Work to do
Pick out the lines below that include the string "with".

Source material
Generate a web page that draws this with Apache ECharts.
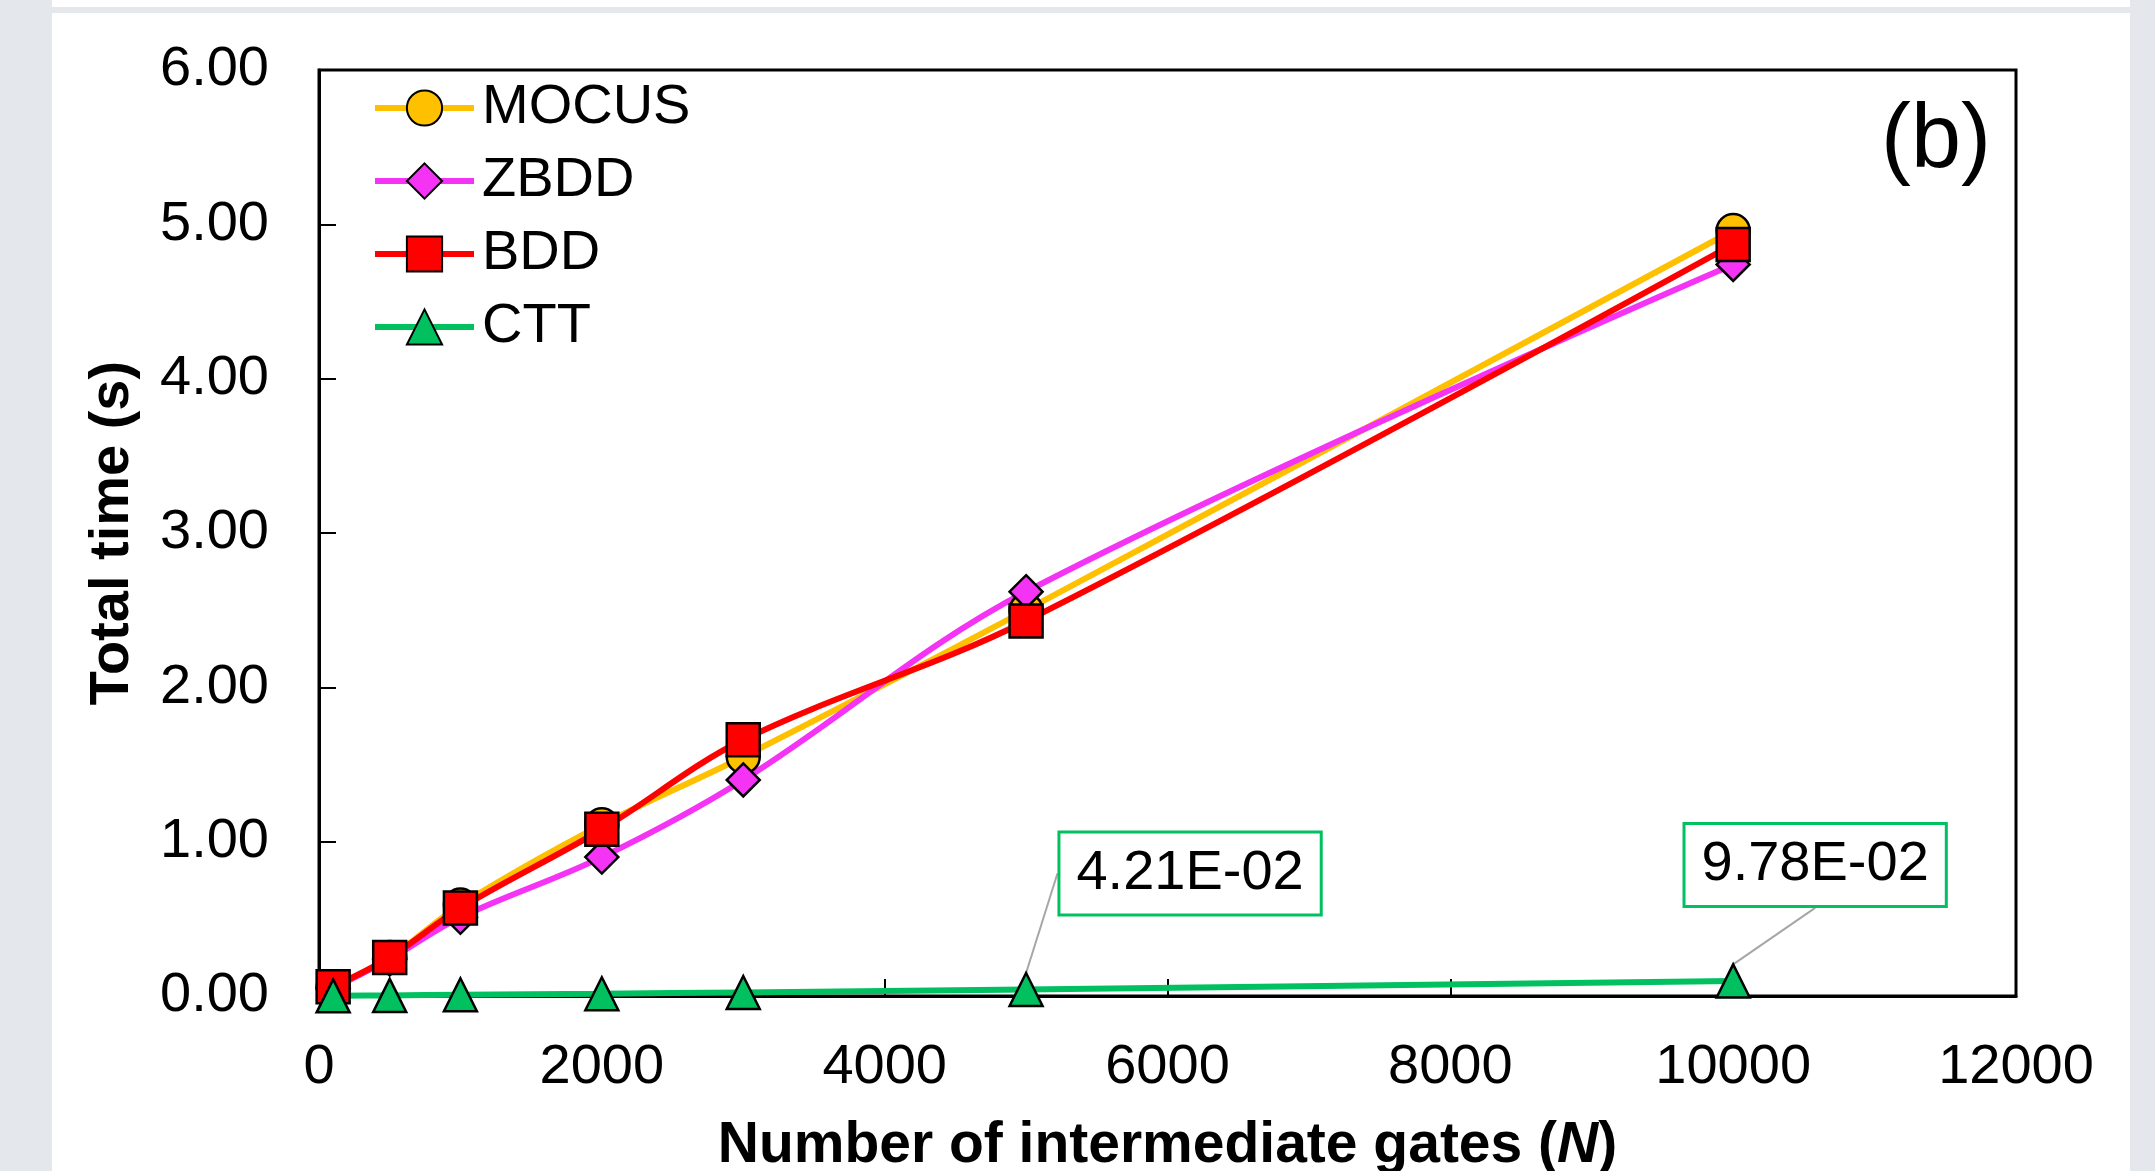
<!DOCTYPE html>
<html>
<head>
<meta charset="utf-8">
<title>Total time vs intermediate gates</title>
<script src="https://cdn.jsdelivr.net/npm/echarts@6/dist/echarts.min.js"></script>
<style>
  html, body { margin: 0; padding: 0; overflow: hidden; background: #e4e7eb; }
  .strip { position: absolute; left: 52px; top: 0; width: 2078px; height: 7px; background: #fff; }
  .card { position: absolute; left: 52px; top: 13px; width: 2078px; height: 1158px; background: #fff; }
  #main { position: absolute; left: 0; top: 0; width: 2155px; height: 1171px; }
</style>
</head>
<body>
<div class="strip"></div>
<div class="card"></div>
<div id="main"></div>
<script>
// data
const gates = [100, 500, 1000, 2000, 3000, 5000, 10000]
const mocus = [0.06, 0.25, 0.59, 1.11, 1.55, 2.50, 4.96]
const zbdd = [0.05, 0.24, 0.51, 0.90, 1.40, 2.62, 4.74]
const bdd = [0.06, 0.25, 0.57, 1.08, 1.66, 2.43, 4.87]
const ctt = [0.001, 0.004, 0.008, 0.015, 0.023, 0.0421, 0.0978]
const seriesNames = ['MOCUS', 'ZBDD', 'BDD', 'CTT']
const calloutIdx = [5, 6] // CTT points with a value box

const FONT = '"Liberation Sans", Arial, sans-serif'

// Excel style 4.21E-02
function sci(v) {
  const parts = v.toExponential(2).split('e')
  const n = Number(parts[1])
  return parts[0] + 'E' + (n < 0 ? '-' : '+') + String(Math.abs(n)).padStart(2, '0')
}

function makeSeries(name, values, color, symbol) {
  return {
    name: name,
    type: 'line',
    data: gates.map((g, i) => [g, values[i]]),
    smooth: 0.35,
    symbol: symbol,
    symbolSize: 33,
    lineStyle: { color: color, width: 6 },
    itemStyle: { color: color, borderColor: '#000', borderWidth: 2.5 },
    emphasis: { disabled: true },
    animation: false
  }
}

const cttSeries = makeSeries('CTT', ctt, '#00c060', 'triangle')
cttSeries.data = gates.map((g, i) => {
  if (calloutIdx.indexOf(i) < 0) return [g, ctt[i]]
  return {
    value: [g, ctt[i]],
    label: {
      show: true,
      formatter: p => sci(p.value[1]),
      fontSize: 56,
      lineHeight: 56,
      fontFamily: FONT,
      color: '#000',
      backgroundColor: '#fff',
      borderColor: '#00c060',
      borderWidth: 3,
      padding: [12, 16]
    },
    labelLine: { show: true, smooth: false, lineStyle: { color: '#a6a6a6', width: 2 } }
  }
})
// where the boxes sit relative to their point
const calloutShift = { 5: [164, -116], 6: [82, -116] }
cttSeries.labelLayout = function (params) {
  const s = calloutShift[params.dataIndex]
  if (!s) return {}
  return {
    x: params.rect.x + params.rect.width / 2 + s[0],
    y: params.rect.y + params.rect.height / 2 + s[1],
    align: 'center',
    verticalAlign: 'middle'
  }
}

const chart = echarts.init(document.getElementById('main'))
const option = {
  backgroundColor: 'transparent',
  textStyle: { fontFamily: FONT },
  grid: {
    left: 319, right: 139, top: 70, bottom: 175,
    show: true, borderColor: '#000', borderWidth: 3,
    outerBoundsMode: 'none'
  },
  legend: {
    orient: 'vertical',
    left: 367,
    top: 75,
    itemWidth: 99,
    itemHeight: 44,
    itemGap: 17,
    selectedMode: false,
    data: seriesNames,
    lineStyle: { width: 6 },
    textStyle: { fontSize: 56, lineHeight: 56, color: '#000', fontFamily: FONT, padding: [0, 0, 0, 3] }
  },
  xAxis: {
    type: 'value',
    min: 0,
    max: 12000,
    interval: 2000,
    axisLine: { show: true, lineStyle: { color: '#000', width: 3 } },
    axisTick: { show: true, inside: true, length: 17, lineStyle: { color: '#000', width: 2 } },
    axisLabel: { margin: 44, fontSize: 56, color: '#000', fontFamily: FONT, formatter: v => String(v) },
    splitLine: { show: false },
    name: '{b|Number of intermediate gates (}{i|N}{b|)}',
    nameLocation: 'middle',
    nameGap: 122,
    nameTextStyle: {
      rich: {
        b: { fontSize: 57, fontWeight: 'bold', color: '#000', fontFamily: FONT },
        i: { fontSize: 57, fontWeight: 'bold', fontStyle: 'italic', color: '#000', fontFamily: FONT }
      }
    }
  },
  yAxis: {
    type: 'value',
    min: 0,
    max: 6,
    interval: 1,
    axisLine: { show: true, lineStyle: { color: '#000', width: 3 } },
    axisTick: { show: true, inside: true, length: 17, lineStyle: { color: '#000', width: 2 } },
    axisLabel: { margin: 50, fontSize: 56, color: '#000', fontFamily: FONT, formatter: v => v.toFixed(2) },
    splitLine: { show: false },
    name: 'Total time (s)',
    nameLocation: 'middle',
    nameGap: 178,
    nameTextStyle: { fontSize: 56, fontWeight: 'bold', color: '#000', fontFamily: FONT }
  },
  graphic: [{
    type: 'text',
    x: 1936,
    y: 142,
    style: { text: '(b)', fill: '#000', font: '90px ' + FONT, textAlign: 'center', textVerticalAlign: 'middle' }
  }],
  series: [
    makeSeries('MOCUS', mocus, '#ffc000', 'circle'),
    makeSeries('ZBDD', zbdd, '#f533f5', 'diamond'),
    makeSeries('BDD', bdd, '#ff0000', 'rect'),
    cttSeries
  ]
}
chart.setOption(option)
</script>
</body>
</html>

Right answer
Generate a web page that draws this with Apache ECharts.
const calloutIdx = [5, 6] // CTT points with a value box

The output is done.